Keywords aren’t enough anymore: searching across interests and social circles is becoming the rage as we move from Web 2.0 into whatever the next version will be called. As the tracks of likes, shares, recommendations and social connections begin criss-crossing and overlapping, smart algorithms can begin to paint a more accurate picture of what we might really be interested in. Gravee (link here) offers a package deal on search, piled high with bookmarking, personalized recommendations, and social components. First and foremost, it is a metasearch engine, that pulls results from the top engines like Google, Yahoo and Bing (did I just say Bing twice?).  However, if you actually complete a social profile on the site, state your likes and interests, and use the site’s bookmarking, tagging and voting features, your search results start to get even more interesting. You can import existing bookmarks from Google, Delicious and Stumbleupon, as well as links from your Facebook account. These past impressions (and new impressions you make via the Gravee bookmarklet) will modify how certain results will rank in your search efforts.

Social is achieved by filling out a profile on Gravee, as well as by linking your other social profiles from Facebook, MySpace, Hi5 or bebo. You can friend or fan other Gravee members, and like or dislike their bookmarks or add them to your own. Each activity you engage in through Gravee affects your search results. So, in essence, the more frequently and broadly you use Gravee’s features, the better your search results should be. Gravee will also pull information from people with similar interests to yours, making this social search mechanism even more global.
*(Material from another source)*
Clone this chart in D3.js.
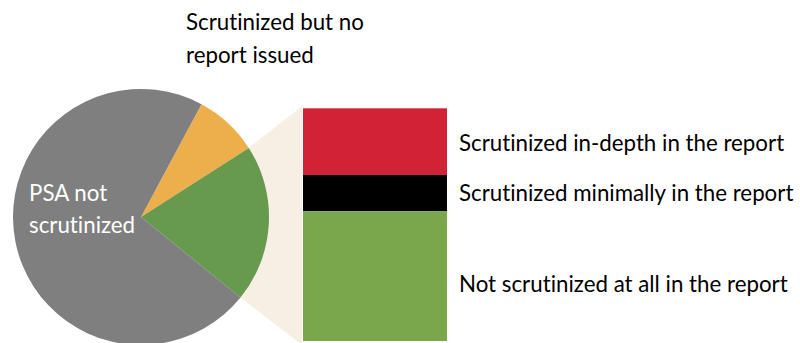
<!DOCTYPE html>
<html>
<head>
<meta charset="utf-8">
<script src="https://cdn.jsdelivr.net/npm/d3@7"></script>
<style>
  html, body { margin: 0; padding: 0; background: #fff; }
  svg { display: block; }
  text { font-family: Lato, "Open Sans", sans-serif; font-variant-ligatures: none; }
</style>
</head>
<body>
<svg id="chart" width="800" height="343"></svg>
<script>
// ---- data ----
const pieCategories = ["Scrutinized but no report issued", "Scrutinized in a report", "PSA not scrutinized"];
const pieValues = [8.1, 19.9, 72.0];
const barCategories = ["Scrutinized in-depth in the report", "Scrutinized minimally in the report", "Not scrutinized at all in the report"];
const barValues = [5.7, 3.1, 11.1];

const pieColors = ["#EDAF4B", "#679A4F", "#7F7F7F"];
const barColors = ["#D02436", "#000000", "#7AA64C"];

const svg = d3.select("#chart");
const cx = 141, cy = 217, r = 128;
const startA = 28.2 * Math.PI / 180;

const pie = d3.pie().sort(null).value(d => d)
  .startAngle(startA).endAngle(startA + 2 * Math.PI);
const arcs = pie(pieValues);
const arc = d3.arc().innerRadius(0).outerRadius(r);

// bar geometry
const barX0 = 303, barX1 = 447;
const barTotal = d3.sum(barValues);
const y = d3.scaleLinear().domain([0, barTotal]).range([108.3, 341]);

// connector (beige)
const g = arcs[1];
const pt = a => [cx + r * Math.sin(a), cy - r * Math.cos(a)];
const p1 = pt(g.startAngle), p2 = pt(g.endAngle);
svg.append("polygon")
  .attr("points", [p1, [barX0 - 1, y(0) - 2.3], [barX0 - 1, y(barTotal) + 4], p2, [cx, cy]].map(p => p.join(",")).join(" "))
  .attr("fill", "#F7EFE3");

// pie
svg.append("g").attr("transform", `translate(${cx},${cy})`)
  .selectAll("path").data(arcs).join("path")
  .attr("d", arc)
  .attr("fill", (d, i) => pieColors[i]);

// bar stack
let acc = 0;
const stack = barValues.map(v => { const s = { y0: acc, y1: acc + v }; acc += v; return s; });
svg.append("g").selectAll("rect").data(stack).join("rect")
  .attr("x", barX0).attr("width", barX1 - barX0)
  .attr("y", d => y(d.y0)).attr("height", d => y(d.y1) - y(d.y0))
  .attr("fill", (d, i) => barColors[i]);

// labels
const fs = 22.3;
const topLabel = svg.append("text").attr("x", 186).attr("y", 30).attr("font-size", fs).attr("fill", "#000");
topLabel.append("tspan").attr("x", 186).text("Scrutinized but no");
topLabel.append("tspan").attr("x", 186).attr("dy", 33).text("report issued");

const psa = svg.append("text").attr("x", 29).attr("y", 201).attr("font-size", fs).attr("fill", "#fff");
psa.append("tspan").attr("x", 29).text("PSA not");
psa.append("tspan").attr("x", 29).attr("dy", 32).text("scrutinized");

const labelY = [151, 201, 292];
svg.append("g").selectAll("text").data(barCategories).join("text")
  .attr("x", 459).attr("y", (d, i) => labelY[i])
  .attr("font-size", fs).attr("fill", "#000")
  .text(d => d);
</script>
</body>
</html>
By the way, it’s pronounced “gravy” and comes with a definition: variant(s0: gravy (a): something additional or unexpected that is pleasing or valuable.

Too Good To Be True

Well, easy come, easy go. Such is the way of web life and reliance on cool, free web tools. I just wrote the other day (link here) about the great third party bookmarking service called Xmarks, successor to Foxmarks, that syncs your bookmarks across browsers, plus offers lots of other goodies and features. Today, I saw this blog post from Xmarks (link here) in the news. I’ll just cut to the chase with the following quote:

By Spring 2010, with money running tight and options fading, we started searching for potential buyers of the company. Over the past three months, we have been remarkably close to striking a deal, only to have the potential buyer get cold feet. We also considered refocusing Xmarks as a freemium sync business, but the prospects there are grim too: with the emergence of competent sync features built in to Mozilla Firefox and Google Chrome, it’s hard to see users paying for a service that they can now get for free. For four years we have offered the synchronization service for no charge, predicated on the hypothesis that a business model would emerge to support the free service. With that investment thesis thwarted, there is no way to pay expenses, primarily salary and hosting costs. Without the resources to keep the service going, we must shut it down. Our plan is to keep the service running for another 90+ days, after which the plug will be pulled.

Oh well. The loss of a bookmarking service and resulting collection is hard to swallow, as Magnolia users will attest. Sorry to see you go, Xmarks – it was good while it lasted. Hurry up and back up your Xmarks!